O melhor de se começar a noite lisboeta tarde é que termina igualmente tarde. Ou cedo, para quem acaba de acordar. Digo que é o melhor porque permite assistir ao amanhecer de uma cidade diferente da do meio-dia. Diferente ainda da cidade do entardecer e da cidade do anoitecer. Esta semana tem sido óptima para ver o nascer de Lisboa, com o céu limpo e uma luz que deixa tudo a descoberto com a maior nitidez.
Com a cidade sinto-me amanhecer também, quando estou sozinho, e há algo de renascimento nisso como se o novo Sol viesse mais forte e queimasse tudo o que é passado e só lhe interessasse o novo dia. Tudo é novo. E limpo. E há tanto tempo para aproveitar.
Quando a solidão me abandona para dar a vez à companhia, vamos ao café Suíça comer uma torrada, eu, uma pastelaria fresca, tu, café com leite, os dois. Vamos ensinar aos sentidos o acto de sentir que ficou esquecido de um dia para o outro.
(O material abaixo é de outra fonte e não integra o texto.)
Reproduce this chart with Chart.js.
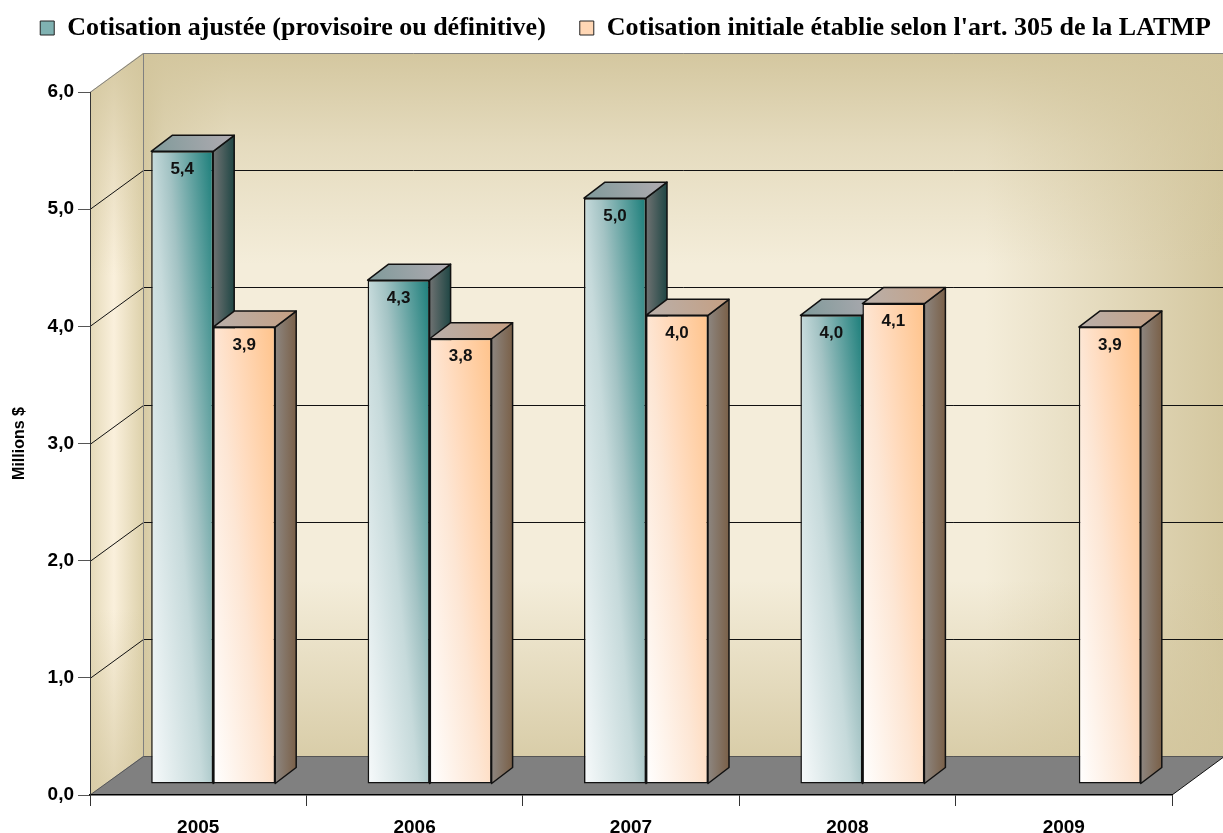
<!DOCTYPE html>
<html lang="fr">
<head>
<meta charset="utf-8">
<title>Cotisation</title>
<script src="https://cdn.jsdelivr.net/npm/chart.js@4.4.1/dist/chart.umd.min.js"></script>
<style>
  html, body { margin: 0; padding: 0; background: #fff; }
  canvas { display: block; }
</style>
</head>
<body>
<canvas id="chart" width="1223" height="833"></canvas>
<script>
const years = ["2005", "2006", "2007", "2008", "2009"];
const cotisationAjustee = [5.4, 4.3, 5.0, 4.0, null];
const cotisationInitiale = [3.9, 3.8, 4.0, 4.1, 3.9];
const yTicks = [0, 1, 2, 3, 4, 5, 6];
const seriesNames = [
  "Cotisation ajustée (provisoire ou définitive)",
  "Cotisation initiale établie selon l'art. 305 de la LATMP"
];

// 3D box geometry
const WALL_DX = 53, WALL_DY = -39;
const BAR_SHIFT_X = 15, BAR_SHIFT_Y = -11;
const BAR_DX = 21, BAR_DY = -16;
const CAT_PCT = 0.573;
const LEGEND_CENTER = 625.5, LEGEND_HALF = 640, LEGEND_SHIFT_Y = -19;

const SANS = "'Liberation Sans', Arial, sans-serif";
const SERIF = "'Liberation Serif', 'Times New Roman', serif";

const fmt = v => v.toFixed(1).replace(".", ",");

const frontStops = [
  [[0, "#f7fafb"], [0.45, "#c6dadb"], [0.6, "#a3c3c4"], [1, "#1b7e7a"]],
  [[0, "#ffffff"], [0.45, "#fde6d4"], [0.6, "#ffdcc0"], [1, "#ffc38b"]]
];
const sideStops = [["#6f7272", "#1f4644"], ["#8d8680", "#7a6048"]];
const topStops = [["#7f9a9a", "#b1abb1"], ["#b9b0ab", "#c59f82"]];
const legendFill = ["#7fb1b1", "#ffd7b5"];

function frontFill(c) {
  const chart = c.chart, xs = chart.scales.x, ys = chart.scales.y;
  const stops = frontStops[c.datasetIndex];
  if (c.type !== "data" || !xs || !ys || c.raw == null) return stops[2][1];
  const bw = (xs.right - xs.left) / years.length * CAT_PCT / 2;
  const left = xs.getPixelForValue(c.dataIndex) + (c.datasetIndex === 0 ? -bw : 0);
  const base = ys.getPixelForValue(0), top = ys.getPixelForValue(c.raw);
  const h = Math.max(base - top, 1);
  const gx = 0.55 / bw, gy = -0.45 / h;
  const n = gx * gx + gy * gy;
  const g = chart.ctx.createLinearGradient(left, base, left + gx / n, base + gy / n);
  stops.forEach(([o, col]) => g.addColorStop(o, col));
  return g;
}

function line(ctx, pts) {
  ctx.beginPath();
  pts.forEach(([x, y], i) => i ? ctx.lineTo(x, y) : ctx.moveTo(x, y));
  ctx.stroke();
}

function poly(ctx, pts, fill, stroke) {
  ctx.beginPath();
  pts.forEach(([x, y], i) => i ? ctx.lineTo(x, y) : ctx.moveTo(x, y));
  ctx.closePath();
  ctx.fillStyle = fill;
  ctx.fill();
  if (stroke) { ctx.strokeStyle = stroke; ctx.stroke(); }
}

function tanGradient(ctx, x0, y0, x1, y1, stops) {
  const g = ctx.createLinearGradient(x0, y0, x1, y1);
  stops.forEach(([o, a]) => g.addColorStop(o, `rgba(210,197,156,${a})`));
  return g;
}

const box3d = {
  id: "box3d",
  afterInit(chart) {
    const lg = chart.legend;
    if (lg && !lg._patched) {
      const fit = lg.fit;
      // keep both legend items on one line, and leave room above the box
      lg.fit = function () {
        const mw = this.maxWidth;
        this.maxWidth = 2000;
        fit.call(this);
        this.maxWidth = mw;
        this.width = mw;
        this.height = 92;
      };
      lg._patched = true;
    }
  },
  afterLayout(chart) {
    const lg = chart.legend;
    lg.left = LEGEND_CENTER - LEGEND_HALF;
    lg.right = LEGEND_CENTER + LEGEND_HALF;
    lg.top += LEGEND_SHIFT_Y; lg.bottom += LEGEND_SHIFT_Y;
  },
  beforeDraw(chart) {
    const { ctx, chartArea: a } = chart;
    const ys = chart.scales.y;
    const L = a.left, R = a.right, W = chart.width;
    const B = ys.getPixelForValue(0), T = ys.getPixelForValue(yTicks[yTicks.length - 1]);
    const bL = L + WALL_DX, bT = T + WALL_DY, bB = B + WALL_DY;
    ctx.save();

    // back wall
    ctx.fillStyle = "#f4edda";
    ctx.fillRect(bL, bT, W - bL, bB - bT);
    ctx.fillStyle = tanGradient(ctx, bL, 0, W, 0,
      [[0, 0.9], [0.02, 0.45], [0.08, 0], [0.78, 0], [1, 0.95]]);
    ctx.fillRect(bL, bT, W - bL, bB - bT);
    ctx.fillStyle = tanGradient(ctx, 0, bT, 0, bB,
      [[0, 0.95], [0.13, 0.45], [0.3, 0], [0.75, 0], [1, 0.8]]);
    ctx.fillRect(bL, bT, W - bL, bB - bT);

    // left wall
    const side = [[L, T], [bL, bT], [bL, bB], [L, B]];
    const lg = ctx.createLinearGradient(L, 0, bL, 0);
    lg.addColorStop(0, "#e4d9b8"); lg.addColorStop(0.45, "#faf0dc"); lg.addColorStop(1, "#ddd1ab");
    poly(ctx, side, lg);
    poly(ctx, side, tanGradient(ctx, 0, bT, 0, B,
      [[0, 0.9], [0.15, 0.4], [0.3, 0], [0.75, 0], [1, 0.7]]));

    // floor
    poly(ctx, [[L, B], [R, B], [R + WALL_DX, bB], [bL, bB]], "#808080");

    // grid lines on the walls
    ctx.lineWidth = 1;
    ctx.strokeStyle = "#111";
    yTicks.slice(1, -1).forEach(v => {
      const y = Math.round(ys.getPixelForValue(v)) + 0.5;
      line(ctx, [[L, y], [bL + 0.5, y + WALL_DY], [W, y + WALL_DY]]);
    });

    // edges of the box
    ctx.strokeStyle = "#808080";
    const t = Math.round(T) + 0.5;
    line(ctx, [[L, t], [bL + 0.5, t + WALL_DY], [W, t + WALL_DY]]);
    line(ctx, [[bL + 0.5, t + WALL_DY], [bL + 0.5, bB]]);
    ctx.strokeStyle = "#555";
    line(ctx, [[L, B], [bL + 0.5, bB + 0.5], [R + WALL_DX, bB + 0.5]]);
    ctx.strokeStyle = "#111";
    line(ctx, [[R, B], [R + WALL_DX, bB]]);
    ctx.restore();
  },
  beforeDatasetsDraw(chart) {
    const ctx = chart.ctx;
    ctx.save();
    ctx.translate(BAR_SHIFT_X, BAR_SHIFT_Y);
    ctx.lineWidth = 1.5;
    ctx.lineJoin = "round";
    years.forEach((_, i) => {
      chart.data.datasets.forEach((ds, d) => {
        if (ds.data[i] == null) return;
        const el = chart.getDatasetMeta(d).data[i];
        const l = el.x - el.width / 2, r = el.x + el.width / 2, t = el.y, b = el.base;
        const sg = ctx.createLinearGradient(r, 0, r + BAR_DX, 0);
        sg.addColorStop(0, sideStops[d][0]); sg.addColorStop(1, sideStops[d][1]);
        poly(ctx, [[r, t], [r + BAR_DX, t + BAR_DY], [r + BAR_DX, b + BAR_DY], [r, b]], sg, "#111");
        const tg = ctx.createLinearGradient(l, t, r + BAR_DX, t + BAR_DY);
        tg.addColorStop(0, topStops[d][0]); tg.addColorStop(1, topStops[d][1]);
        poly(ctx, [[l, t], [l + BAR_DX, t + BAR_DY], [r + BAR_DX, t + BAR_DY], [r, t]], tg, "#111");
      });
    });
  },
  afterDatasetsDraw(chart) {
    const ctx = chart.ctx;
    ctx.font = `bold 17px ${SANS}`;
    ctx.fillStyle = "#111";
    ctx.textAlign = "center";
    ctx.textBaseline = "middle";
    chart.data.datasets.forEach((ds, d) => {
      chart.getDatasetMeta(d).data.forEach((el, i) => {
        const v = ds.data[i];
        if (v == null) return;
        ctx.fillText(fmt(v), el.x, el.y + 18);
      });
    });
    ctx.restore();
  }
};

function dataset(label, data) {
  return {
    label, data,
    backgroundColor: frontFill,
    borderColor: "#111",
    borderWidth: 1.5,
    borderSkipped: false,
    categoryPercentage: CAT_PCT,
    barPercentage: 1,
    clip: false
  };
}

new Chart(document.getElementById("chart"), {
  type: "bar",
  data: {
    labels: years,
    datasets: [dataset(seriesNames[0], cotisationAjustee), dataset(seriesNames[1], cotisationInitiale)]
  },
  options: {
    responsive: false,
    devicePixelRatio: 1,
    animation: false,
    layout: { padding: { left: 0, right: 51, top: 0, bottom: 0 } },
    plugins: {
      tooltip: { enabled: false },
      legend: {
        position: "top",
        labels: {
          font: { family: SERIF, weight: "bold", size: 26 },
          color: "#000",
          boxWidth: 14,
          boxHeight: 14,
          padding: 34,
          generateLabels: chart => chart.data.datasets.map((ds, i) => ({
            text: ds.label, fillStyle: legendFill[i], strokeStyle: "#222",
            lineWidth: 1, hidden: false, datasetIndex: i, fontColor: "#000"
          }))
        }
      }
    },
    scales: {
      x: {
        offset: true,
        grid: { offset: true, drawOnChartArea: false, drawTicks: true, tickLength: 11, color: "#333" },
        border: { display: true, color: "#000", width: 1.5 },
        ticks: { font: { family: SANS, weight: "bold", size: 19 }, color: "#000", padding: 10, maxRotation: 0 },
        afterFit: s => { s.height = 38; }
      },
      y: {
        min: 0, max: 6,
        afterBuildTicks: s => { s.ticks = yTicks.map(v => ({ value: v })); },
        grid: { drawOnChartArea: false, drawTicks: true, tickLength: 12, color: "#555" },
        border: { display: true, color: "#333", width: 1 },
        ticks: { font: { family: SANS, weight: "bold", size: 19 }, color: "#000", padding: 4, callback: v => fmt(v) },
        title: {
          display: true, text: "Millions $", color: "#000",
          font: { family: SANS, weight: "bold", size: 16 },
          padding: { top: 10, bottom: 0 }
        },
        afterFit: s => { s.width = 90; }
      }
    }
  },
  plugins: [box3d]
});
</script>
</body>
</html>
Vamos aprender que é bom saborear, donde vem este cheiro apetitoso, o que aquece o corpo e a alma, como são bonitos os teus olhos e a vontade de me agarrar, ouvi-te dizer. Que coisa é esta que sinto por dentro, não calor, não físico, que sentido sente assim não sei bem o quê?
O amanhecer apaga a sujidade da noite e prolonga o que resta de bom, como um beijo roubado à pressa com medo que a luz do dia o deixe para sempre inexistente na cave nocturna. Um beijo que a manhã afinal recebeu e que, no entanto, se escondeu dela num vão de escada para não ser queimado mas sim acusado de fogo posto.
No amanhecer, quantos beijos foram trocados, quantos ficaram por dar, quantos corpos imolados e quantos vãos de escada assim purificados?